MERLIN: Building Low-SNR Robust Multimodal LLMs for Electromagnetic Signals
This work provides foundational resources and a robust model for researchers and practitioners aiming to develop MLLMs for electromagnetic signal analysis, particularly in challenging low-SNR conditions. It is a significant step for the EM domain.
This paper addresses the challenges of applying Multimodal Large Language Models (MLLMs) to the electromagnetic (EM) domain, specifically focusing on data scarcity, lack of benchmarks, and fragility in low Signal-to-Noise Ratio (SNR) environments. The authors introduce EM-100k, a dataset of over 100,000 EM signal-text pairs, and EM-Bench, a comprehensive benchmark for EM signal-to-text tasks. They also propose MERLIN, a novel training framework that achieves state-of-the-art performance on EM-Bench and demonstrates remarkable robustness in low-SNR settings.

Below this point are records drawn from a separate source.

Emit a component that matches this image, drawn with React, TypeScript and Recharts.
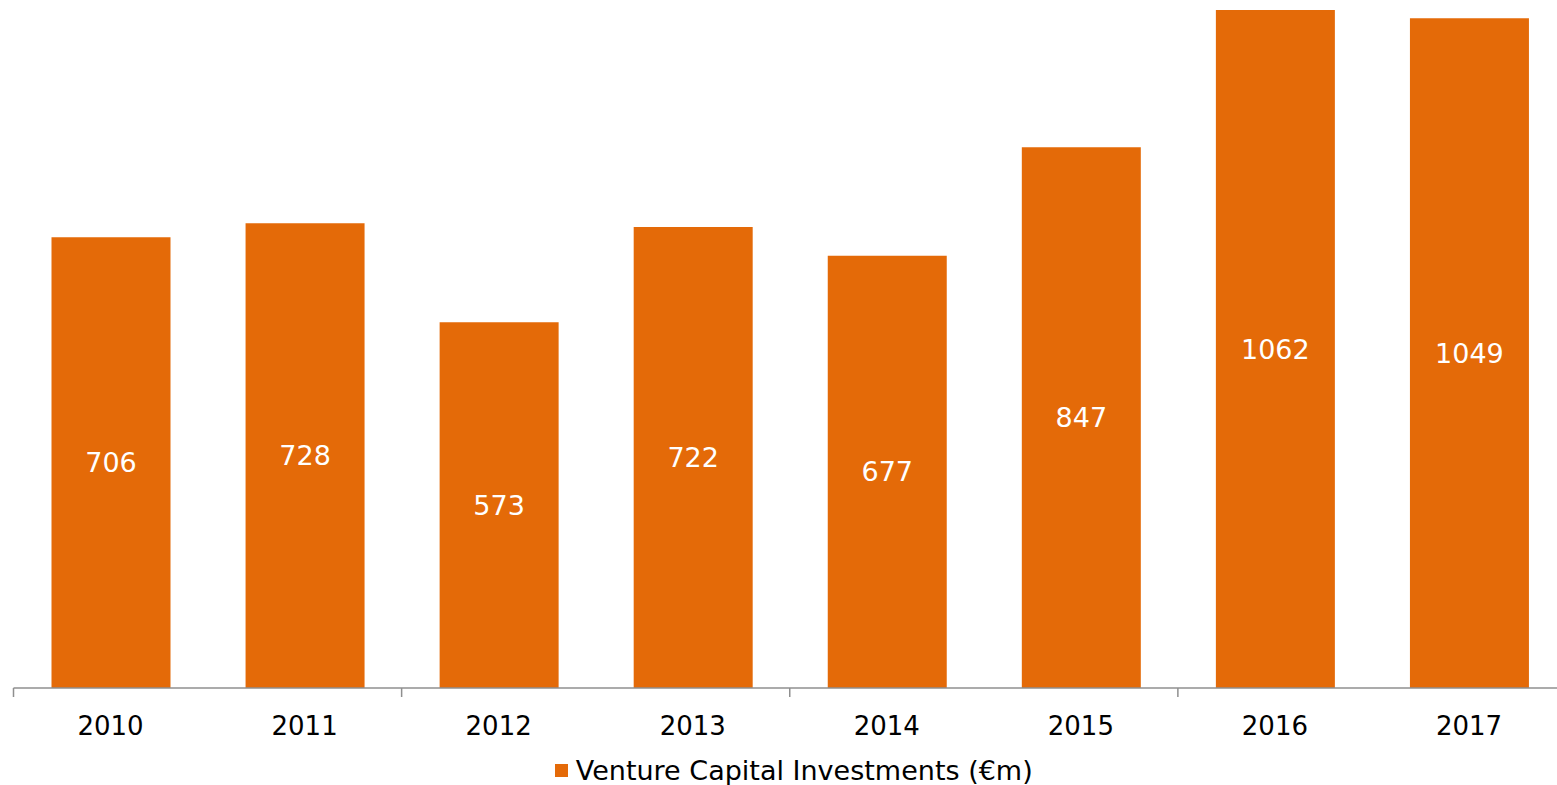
import React from 'react';
import { BarChart, Bar, XAxis, YAxis, Legend, LabelList } from 'recharts';

const years = ['2010', '2011', '2012', '2013', '2014', '2015', '2016', '2017'];
const investments = [706, 728, 573, 722, 677, 847, 1062, 1049];
const seriesName = 'Venture Capital Investments (€m)';

const data = years.map((y, i) => ({ year: y, value: investments[i] }));

const W = 1558;
const H = 777;
const margin = { top: 0, right: 0, left: 5.5, bottom: 0 };
const halfBand = (W - margin.left - margin.right) / years.length / 2;
const FONT = '"DejaVu Sans", Verdana, sans-serif';
const ORANGE = '#E46A08';
const AXIS = '#8f8f8f';

function Tick(props: any) {
  const { x, y, payload, index } = props;
  return (
    <g>
      {index % 2 === 0 && (
        <line x1={x - halfBand} x2={x - halfBand} y1={y} y2={y + 9} stroke={AXIS} strokeWidth={1.5} />
      )}
      <text x={x} y={y + 38} textAnchor="middle" dominantBaseline="central" fontSize={26} fill="#000" fontFamily={FONT}>
        {payload.value}
      </text>
    </g>
  );
}

function LegendContent() {
  return (
    <div style={{ height: 37, boxSizing: 'border-box', paddingTop: 9, display: 'flex', justifyContent: 'center' }}>
      <div style={{ display: 'flex', alignItems: 'center', height: 27, marginLeft: 8 }}>
        <span style={{ display: 'inline-block', width: 13, height: 13, background: ORANGE, marginRight: 8 }} />
        <span style={{ fontFamily: FONT, fontSize: 27, lineHeight: '22px', color: '#000', whiteSpace: 'nowrap' }}>
          {seriesName}
        </span>
      </div>
    </div>
  );
}

export default function App() {
  return (
    <div
      style={{
        position: 'fixed',
        left: 0,
        top: 0,
        width: 1557,
        height: 785,
        overflow: 'hidden',
        background: '#fff',
      }}
    >
      <div style={{ position: 'absolute', left: 8, top: 8 }}>
        <BarChart width={W} height={H} data={data} margin={margin}>
          <YAxis hide domain={[0, 1065]} width={0} />
          <XAxis
            dataKey="year"
            axisLine={{ stroke: AXIS, strokeWidth: 1.5 }}
            tickLine={false}
            tickSize={0}
            tickMargin={0}
            interval={0}
            height={60}
            tick={<Tick />}
          />
          <Legend verticalAlign="bottom" content={<LegendContent />} />
          <Bar dataKey="value" name={seriesName} fill={ORANGE} barSize={119} isAnimationActive={false}>
            <LabelList dataKey="value" position="center" fill="#fff" fontSize={27} fontFamily={FONT} />
          </Bar>
        </BarChart>
      </div>
    </div>
  );
}
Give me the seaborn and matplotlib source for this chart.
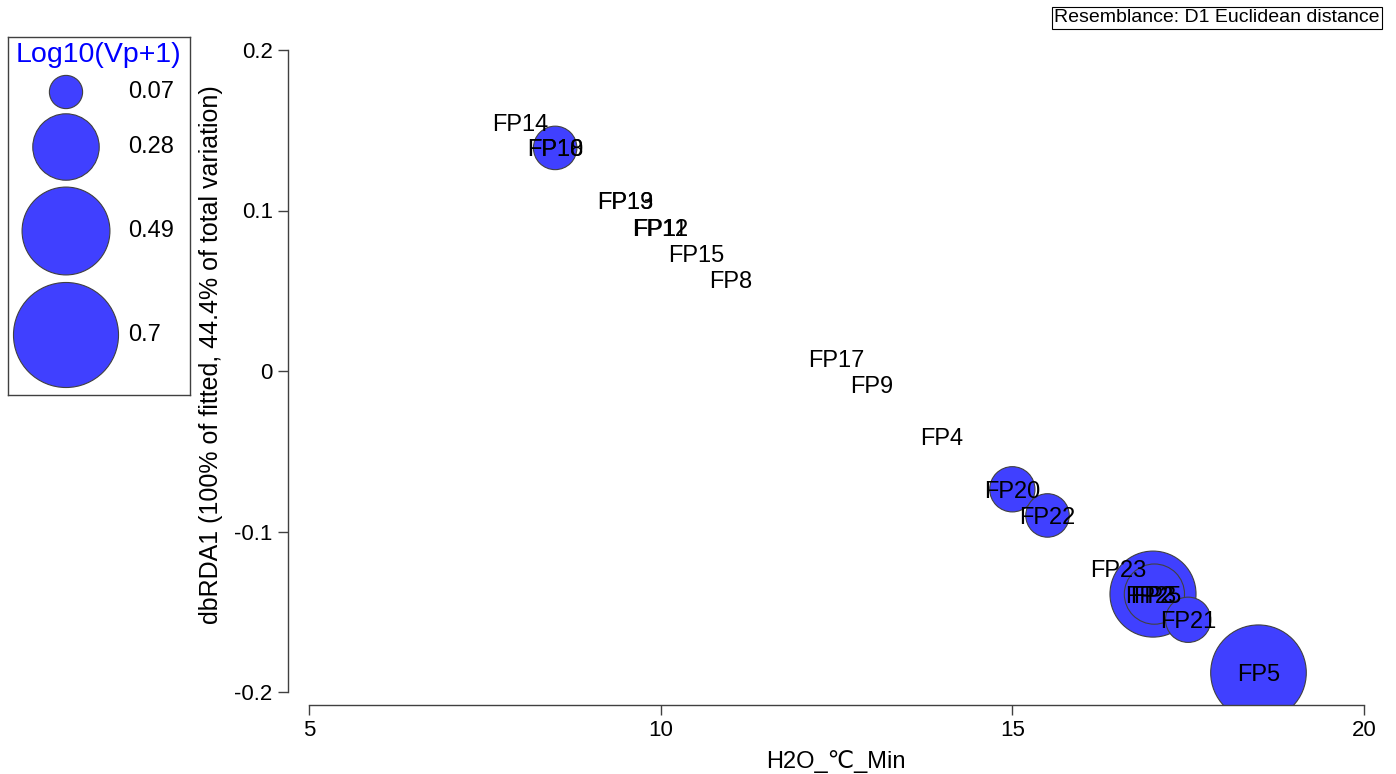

The paradigm of Multimodal Large Language Models (MLLMs) offers a promising blueprint for advancing the electromagnetic (EM) domain. However, prevailing approaches often deviate from the native MLLM paradigm, instead using task-specific or pipelined architectures that lead to fundamental limitations in model performance and generalization. Fully realizing the MLLM potential in EM domain requires overcoming three main challenges: (1) Data. The scarcity of high-quality datasets with paired EM signals and descriptive text annotations used for MLLMs pre-training; (2) Benchmark. The absence of comprehensive benchmarks to systematically evaluate and compare the performance of models on EM signal-to-text tasks; (3) Model. A critical fragility in low Signal-to-Noise Ratio (SNR) environments, where critical signal features can be obscured, leading to significant performance degradation. To address these challenges, we introduce a tripartite contribution to establish a foundation for MLLMs in the EM domain. First, to overcome data scarcity, we construct and release EM-100k, a large-scale dataset comprising over 100,000 EM signal-text pairs. Second, to enable rigorous and standardized evaluation, we propose EM-Bench, the most comprehensive benchmark featuring diverse downstream tasks spanning from perception to reasoning. Finally, to tackle the core modeling challenge, we present MERLIN, a novel training framework designed not only to align low-level signal representations with high-level semantic text, but also to explicitly enhance model robustness and performance in challenging low-SNR environments. Comprehensive experiments validate our method, showing that MERLIN is state-of-the-art in the EM-Bench and exhibits remarkable robustness in low-SNR settings.